Dataset: College Scorecard Mideast

1. (7 pts.) Use software to create a scatterplot of Y = 2013 cost of school vs. X = 2010 cost of school for Mideast doctoral schools. Paste the plot below and then use a sentence to summarize the relationship. The sentence should include information on the direction, form, and strength of the relationship. (See Section 12.1 of the online notes.)

2. (3 pts) Find the Pearson correlation (r) of Y = 2013 cost of school and X = 2010 cost of school using software and then paste the output below.

  1. (4 pts) Does it match your statement about the scatterplot from problem 3? Explain why or why not based on the correlation’s sign and magnitude.
  1. (3 pts) Use the correlation to find the amount of observed variation in the 2013 cost of school that can be explained by the 2010 cost of school (i.e. find the coefficient of determination). (See Section 12.9 of the online notes.)

3. (4 pts) Fit a simple linear regression model of Y = 2013 cost of school vs.

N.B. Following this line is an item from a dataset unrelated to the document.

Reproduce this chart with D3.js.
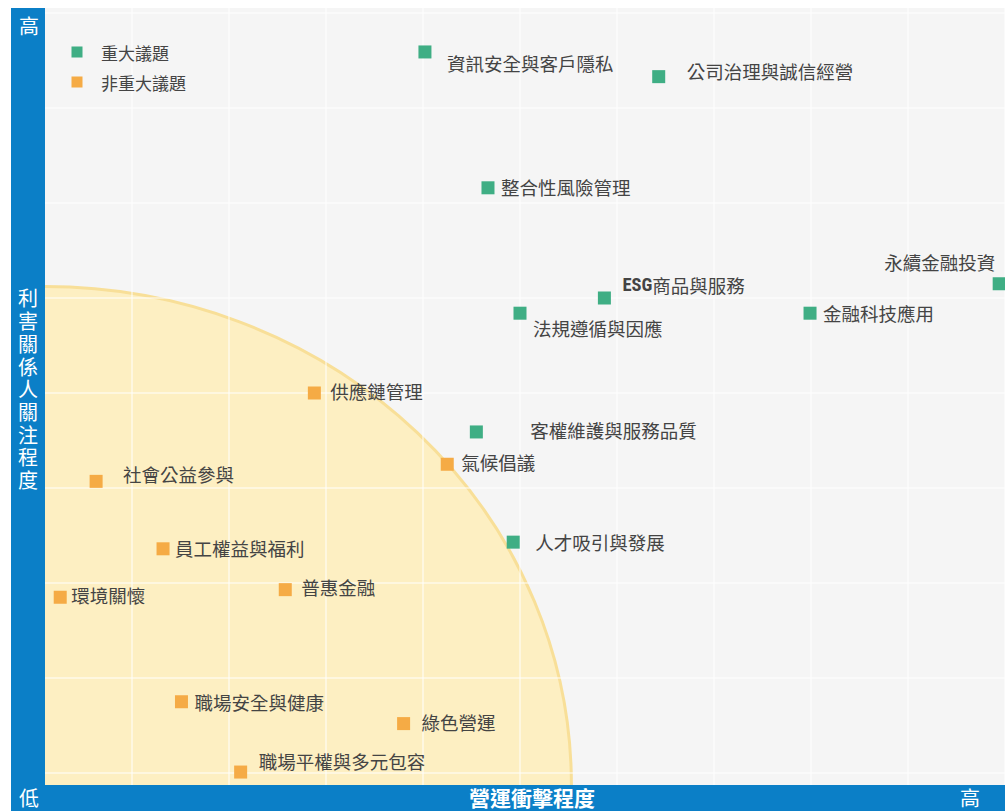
<!DOCTYPE html>
<html>
<head>
<meta charset="utf-8">
<script src="https://cdn.jsdelivr.net/npm/d3@7"></script>
<style>
  body { margin: 0; background: #fff; }
  svg { display: block; font-family: "Noto Sans CJK TC", "Noto Sans", sans-serif; }
  .label { fill: #444; font-size: 18.5px; }
  .axis-text { fill: #fff; }
</style>
</head>
<body>
<div id="chart"></div>
<script>
// ---- data ----
var topics = ['資訊安全與客戶隱私', '公司治理與誠信經營', '整合性風險管理', 'ESG商品與服務', '永續金融投資',
  '法規遵循與因應', '金融科技應用', '供應鏈管理', '客權維護與服務品質', '氣候倡議',
  '社會公益參與', '人才吸引與發展', '員工權益與福利', '環境關懷', '普惠金融',
  '職場安全與健康', '綠色營運', '職場平權與多元包容'];
var impact =  [4.02, 6.43, 4.67, 5.87, 9.94, 5.00, 7.99, 2.88, 4.55, 4.25, 0.63, 4.93, 1.32, 0.26, 2.58, 1.51, 3.80, 2.12];
var concern = [7.59, 7.33, 6.16, 5.00, 5.15, 4.84, 4.84, 4.00, 3.59, 3.25, 3.07, 2.43, 2.36, 1.85, 1.93, 0.75, 0.52, 0.01];
var material = [true, true, true, true, true, true, true, false, true, false, false, true, false, false, false, false, false, false];
var legendLabels = ['重大議題', '非重大議題'];
var zoneExtent = [5.53, 5.12]; // non-material zone reach on each axis

// label placement relative to marker [dx, dy]
var labelOffset = [[22, 11], [28, -6], [13, -1], [18, -13], [-4, -22], [13, 15], [13, 0], [16, -2], [54, -2],
  [14, -2], [27, -7], [22, 0], [12, -1], [11, -2], [16, -3], [13, 0], [18, -2], [18, -11]];

var width = 1005, height = 811;
var plot = {left: 45, right: 1005, top: 8, bottom: 785};
var colors = {major: '#3fae84', minor: '#f5ab45', blue: '#0b7fc7', bg: '#f5f5f5'};

var svg = d3.select('#chart').append('svg')
  .attr('width', width)
  .attr('height', height);

var x = d3.scaleLinear().domain([0, 10]).range([35, 1005]);
var y = d3.scaleLinear().domain([0, 8]).range([773, 13]);

svg.append('defs').append('clipPath').attr('id', 'plot-clip')
  .append('rect')
  .attr('x', plot.left).attr('y', plot.top)
  .attr('width', plot.right - plot.left).attr('height', plot.bottom - plot.top);

// background
svg.append('rect')
  .attr('x', plot.left).attr('y', plot.top)
  .attr('width', plot.right - plot.left).attr('height', plot.bottom - plot.top)
  .attr('fill', colors.bg);

var g = svg.append('g').attr('clip-path', 'url(#plot-clip)');

// yellow zone
g.append('ellipse')
  .attr('cx', plot.left)
  .attr('cy', plot.bottom)
  .attr('rx', x(zoneExtent[0]) - plot.left)
  .attr('ry', plot.bottom - y(zoneExtent[1]))
  .attr('fill', '#fdefc2')
  .attr('stroke', '#f8df98')
  .attr('stroke-width', 3);

// grid
g.append('g').selectAll('line')
  .data(d3.range(0, 11))
  .join('line')
  .attr('x1', d => x(d)).attr('x2', d => x(d))
  .attr('y1', plot.top).attr('y2', plot.bottom)
  .attr('stroke', '#fff').attr('stroke-opacity', 0.65).attr('stroke-width', 1.5);

g.append('g').selectAll('line')
  .data(d3.range(0, 9))
  .join('line')
  .attr('x1', plot.left).attr('x2', plot.right)
  .attr('y1', d => y(d)).attr('y2', d => y(d))
  .attr('stroke', '#fff').attr('stroke-opacity', 0.65).attr('stroke-width', 1.5);

// markers
var ms = 13;
g.append('g').selectAll('rect')
  .data(topics)
  .join('rect')
  .attr('x', (d, i) => x(impact[i]) - ms / 2)
  .attr('y', (d, i) => y(concern[i]) - ms / 2)
  .attr('width', ms).attr('height', ms)
  .attr('fill', (d, i) => material[i] ? colors.major : colors.minor);

// labels
var labels = svg.append('g').selectAll('text')
  .data(topics)
  .join('text')
  .attr('class', 'label')
  .attr('x', (d, i) => x(impact[i]) + labelOffset[i][0])
  .attr('y', (d, i) => y(concern[i]) + labelOffset[i][1])
  .attr('dominant-baseline', 'central')
  .attr('text-anchor', (d, i) => labelOffset[i][0] < 0 ? 'end' : 'start');

labels.each(function(d){
  var t = d3.select(this);
  if(d.indexOf('ESG') === 0){
    t.append('tspan').attr('font-weight', 'bold').attr('font-family', 'Roboto Condensed, Roboto, sans-serif').text('ESG');
    t.append('tspan').text(d.slice(3));
  }
  else t.text(d);
});

// legend
var legend = svg.append('g').selectAll('g')
  .data(legendLabels)
  .join('g')
  .attr('transform', (d, i) => 'translate(77,' + (52 + i * 30) + ')');

legend.append('rect')
  .attr('x', -5.5).attr('y', -5.5).attr('width', 11).attr('height', 11)
  .attr('fill', (d, i) => i === 0 ? colors.major : colors.minor);

legend.append('text')
  .attr('x', 24).attr('dominant-baseline', 'central')
  .attr('fill', '#444').attr('font-size', '17px')
  .text(d => d);

// axis bars
svg.append('rect')
  .attr('x', 11).attr('y', plot.top)
  .attr('width', plot.left - 11).attr('height', height - plot.top)
  .attr('fill', colors.blue);

svg.append('rect')
  .attr('x', 11).attr('y', plot.bottom)
  .attr('width', width - 11).attr('height', height - plot.bottom)
  .attr('fill', colors.blue);

// axis texts
svg.append('text').attr('class', 'axis-text')
  .attr('x', 29).attr('y', 25).attr('text-anchor', 'middle').attr('dominant-baseline', 'central')
  .attr('font-size', '20px').text('高');

svg.append('text').attr('class', 'axis-text')
  .attr('x', 29).attr('y', 797).attr('text-anchor', 'middle').attr('dominant-baseline', 'central')
  .attr('font-size', '20px').text('低');

svg.append('text').attr('class', 'axis-text')
  .attr('x', 970).attr('y', 797).attr('text-anchor', 'middle').attr('dominant-baseline', 'central')
  .attr('font-size', '20px').text('高');

svg.append('text').attr('class', 'axis-text')
  .attr('x', 532).attr('y', 797).attr('text-anchor', 'middle').attr('dominant-baseline', 'central')
  .attr('font-size', '21px').attr('font-weight', 'bold').text('營運衝擊程度');

// vertical axis title
svg.append('text')
  .attr('class', 'axis-text')
  .attr('x', 28).attr('y', 391)
  .attr('text-anchor', 'middle')
  .style('writing-mode', 'vertical-rl')
  .style('letter-spacing', '2.7px')
  .attr('font-size', '20px')
  .text('利害關係人關注程度');
</script>
</body>
</html>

X = 2010 cost of school, and include the residual plots. Paste the output below, and then answer the following questions.

  1. (3 pts) Locate the residuals versus fits plot. Based on this plot, do you believe that the constant variance assumption holds?

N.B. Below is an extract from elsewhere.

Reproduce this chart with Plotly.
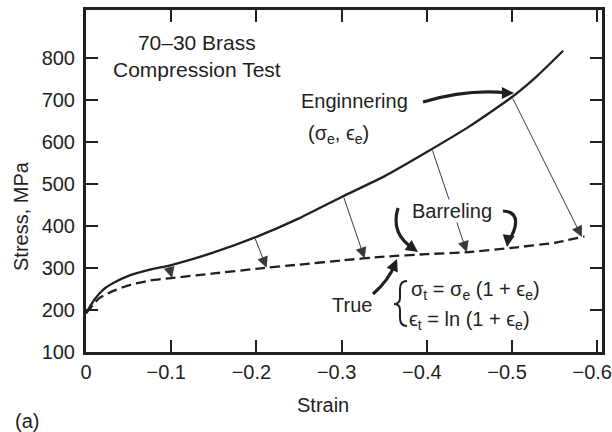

Hint: We assume constant variance if there is no clear pattern (randomly scattered about 0) in the points in the residual versus fits plot. If we see a pattern, such as fanning, this would indicate that the assumption is violated.

  1. (3 pts) Locate the histogram of the residuals. Based on this plot, do you believe that the normality assumption holds?

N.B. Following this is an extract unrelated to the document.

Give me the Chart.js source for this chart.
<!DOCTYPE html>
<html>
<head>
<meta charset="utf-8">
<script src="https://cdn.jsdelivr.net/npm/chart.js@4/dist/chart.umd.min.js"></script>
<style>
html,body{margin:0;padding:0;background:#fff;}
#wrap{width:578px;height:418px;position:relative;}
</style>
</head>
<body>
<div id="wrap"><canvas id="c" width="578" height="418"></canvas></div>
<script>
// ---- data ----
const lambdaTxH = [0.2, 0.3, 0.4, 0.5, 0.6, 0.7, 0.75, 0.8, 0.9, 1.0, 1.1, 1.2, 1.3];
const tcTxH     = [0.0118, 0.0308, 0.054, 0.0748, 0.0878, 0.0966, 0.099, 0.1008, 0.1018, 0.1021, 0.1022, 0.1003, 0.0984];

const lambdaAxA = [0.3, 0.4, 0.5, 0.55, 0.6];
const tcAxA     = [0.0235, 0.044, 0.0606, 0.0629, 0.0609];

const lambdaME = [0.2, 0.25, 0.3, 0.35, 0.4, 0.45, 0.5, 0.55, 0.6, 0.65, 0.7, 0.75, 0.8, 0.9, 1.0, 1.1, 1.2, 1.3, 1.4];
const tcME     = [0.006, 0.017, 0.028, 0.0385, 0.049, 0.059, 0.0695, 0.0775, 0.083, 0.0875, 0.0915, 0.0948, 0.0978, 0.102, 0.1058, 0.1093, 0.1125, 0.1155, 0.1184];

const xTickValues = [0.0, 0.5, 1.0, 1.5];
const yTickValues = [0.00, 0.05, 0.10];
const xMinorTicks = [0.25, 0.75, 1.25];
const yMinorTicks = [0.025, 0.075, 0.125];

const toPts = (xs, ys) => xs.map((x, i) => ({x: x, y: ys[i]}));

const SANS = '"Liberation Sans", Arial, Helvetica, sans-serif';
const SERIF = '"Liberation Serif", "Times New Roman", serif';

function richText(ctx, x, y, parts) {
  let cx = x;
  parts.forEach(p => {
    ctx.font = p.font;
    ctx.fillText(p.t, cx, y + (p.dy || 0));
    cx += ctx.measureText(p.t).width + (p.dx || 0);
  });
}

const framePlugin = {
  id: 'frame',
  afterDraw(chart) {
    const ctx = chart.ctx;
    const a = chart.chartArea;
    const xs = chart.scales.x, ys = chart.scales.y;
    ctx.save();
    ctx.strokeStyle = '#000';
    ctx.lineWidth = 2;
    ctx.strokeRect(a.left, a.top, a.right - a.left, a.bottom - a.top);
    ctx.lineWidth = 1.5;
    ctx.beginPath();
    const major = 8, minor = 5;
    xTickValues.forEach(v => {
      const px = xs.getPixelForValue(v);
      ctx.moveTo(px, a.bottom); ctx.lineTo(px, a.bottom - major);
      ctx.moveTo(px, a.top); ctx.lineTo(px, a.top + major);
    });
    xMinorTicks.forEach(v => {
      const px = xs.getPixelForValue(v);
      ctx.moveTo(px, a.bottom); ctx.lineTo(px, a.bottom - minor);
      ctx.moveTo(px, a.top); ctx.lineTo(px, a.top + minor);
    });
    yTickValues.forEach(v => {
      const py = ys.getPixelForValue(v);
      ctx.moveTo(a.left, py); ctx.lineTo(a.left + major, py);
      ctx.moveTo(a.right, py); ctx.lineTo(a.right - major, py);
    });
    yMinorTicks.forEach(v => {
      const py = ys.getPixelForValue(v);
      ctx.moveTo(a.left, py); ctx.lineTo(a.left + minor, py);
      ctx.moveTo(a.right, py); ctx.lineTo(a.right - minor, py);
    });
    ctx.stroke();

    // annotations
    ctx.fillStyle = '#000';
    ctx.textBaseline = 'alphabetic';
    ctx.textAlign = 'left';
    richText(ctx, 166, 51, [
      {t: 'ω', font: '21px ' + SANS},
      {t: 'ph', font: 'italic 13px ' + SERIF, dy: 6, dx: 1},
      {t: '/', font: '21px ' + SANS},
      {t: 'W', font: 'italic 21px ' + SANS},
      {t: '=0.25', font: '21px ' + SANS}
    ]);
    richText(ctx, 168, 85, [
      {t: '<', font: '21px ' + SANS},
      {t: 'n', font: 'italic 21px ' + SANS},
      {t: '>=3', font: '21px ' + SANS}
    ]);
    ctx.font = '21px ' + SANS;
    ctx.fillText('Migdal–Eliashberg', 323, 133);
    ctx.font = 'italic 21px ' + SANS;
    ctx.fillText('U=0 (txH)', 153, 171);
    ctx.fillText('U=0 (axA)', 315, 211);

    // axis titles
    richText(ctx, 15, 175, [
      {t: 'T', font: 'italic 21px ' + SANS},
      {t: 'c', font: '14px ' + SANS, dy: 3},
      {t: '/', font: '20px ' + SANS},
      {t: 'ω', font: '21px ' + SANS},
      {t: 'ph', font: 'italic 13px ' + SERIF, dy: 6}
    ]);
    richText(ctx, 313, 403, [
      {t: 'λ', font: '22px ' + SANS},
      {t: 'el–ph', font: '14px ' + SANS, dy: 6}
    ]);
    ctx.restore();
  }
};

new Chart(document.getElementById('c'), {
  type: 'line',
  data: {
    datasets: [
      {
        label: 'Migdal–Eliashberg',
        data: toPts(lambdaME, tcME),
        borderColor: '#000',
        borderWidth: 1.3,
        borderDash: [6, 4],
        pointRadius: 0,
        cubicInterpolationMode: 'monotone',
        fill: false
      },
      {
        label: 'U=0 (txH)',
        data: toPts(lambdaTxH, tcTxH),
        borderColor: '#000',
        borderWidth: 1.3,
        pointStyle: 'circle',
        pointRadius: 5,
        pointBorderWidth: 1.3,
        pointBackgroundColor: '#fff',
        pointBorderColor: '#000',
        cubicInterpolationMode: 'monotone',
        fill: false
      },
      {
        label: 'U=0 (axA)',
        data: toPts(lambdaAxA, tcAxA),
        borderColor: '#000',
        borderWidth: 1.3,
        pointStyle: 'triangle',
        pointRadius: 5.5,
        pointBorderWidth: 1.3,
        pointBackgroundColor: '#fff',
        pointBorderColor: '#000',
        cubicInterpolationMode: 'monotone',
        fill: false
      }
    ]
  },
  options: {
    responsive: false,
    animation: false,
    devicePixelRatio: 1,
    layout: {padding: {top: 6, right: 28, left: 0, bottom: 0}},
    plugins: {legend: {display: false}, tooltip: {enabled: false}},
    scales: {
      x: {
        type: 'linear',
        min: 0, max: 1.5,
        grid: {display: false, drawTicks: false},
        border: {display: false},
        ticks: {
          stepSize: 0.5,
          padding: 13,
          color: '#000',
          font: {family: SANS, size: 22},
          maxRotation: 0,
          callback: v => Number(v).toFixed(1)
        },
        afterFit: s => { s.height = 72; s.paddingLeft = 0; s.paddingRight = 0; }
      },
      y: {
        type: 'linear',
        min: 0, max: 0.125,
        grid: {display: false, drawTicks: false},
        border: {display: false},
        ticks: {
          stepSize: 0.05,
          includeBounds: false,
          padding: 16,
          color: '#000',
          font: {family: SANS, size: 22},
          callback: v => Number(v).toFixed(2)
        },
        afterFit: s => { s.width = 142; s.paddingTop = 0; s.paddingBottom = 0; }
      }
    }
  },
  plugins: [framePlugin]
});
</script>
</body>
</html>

Hint: We assume normality if the histogram is approximately bell-shaped.

  1. (5 pts) To determine if there is a significant relationship between the 2010 cost of school (X) and the 2013 cost of school (Y), we need to test

H0: β1 = 0 (slope of ‘Cost_of_school_2010’ is 0)

vs.

Ha: β1 ≠ 0 (slope of ‘Cost_of_school_2010’ is different from 0)

In the Coefficient table, find the test statistic (T-Value) and p-value for this test. Based on this information, is the cost of school in 2010 a significant predictor of the cost in 2013? Why or why not?

T-Value =

p-value =

Conclusion:

  1. (3 pts) Write the estimated regression equation.
  1. (5 pts) Fill in the blanks to interpret the regression equation slope in context of the data: “For every one dollar increase in ______, the mean ______is estimated to (increase/decrease) by ______dollars.”

Note: You need to select either “increase” or “decrease” for the portion in blue. See Section 12.4 of the online notes.

  1. (3 pts) By hand, use the regression equation to find the expected (fitted) 2013 cost of school when the cost in 2010 was $28,500. Show your work.
  1. (2 pts) Suppose that a certain Mideast doctoral institution that had an estimated $28,500 cost of attendance in 2010, had a cost of $34,500 in 2013. What is the residual of this point?

Hint: Residual = Observed value of Y – Fitted value of Y

  1. (4 pts) Find the 95% confidence and prediction intervals for the 2013 cost of school when the 2010 cost was $28,500 using software. Provide the output and then answer the following questions. (See Section 12.8 of the online notes.)
  1. (4 pts) Write a sentence to interpret the 95% confidence interval in context.
  1. (4 pts) Write a sentence to interpret the 95% prediction interval in context.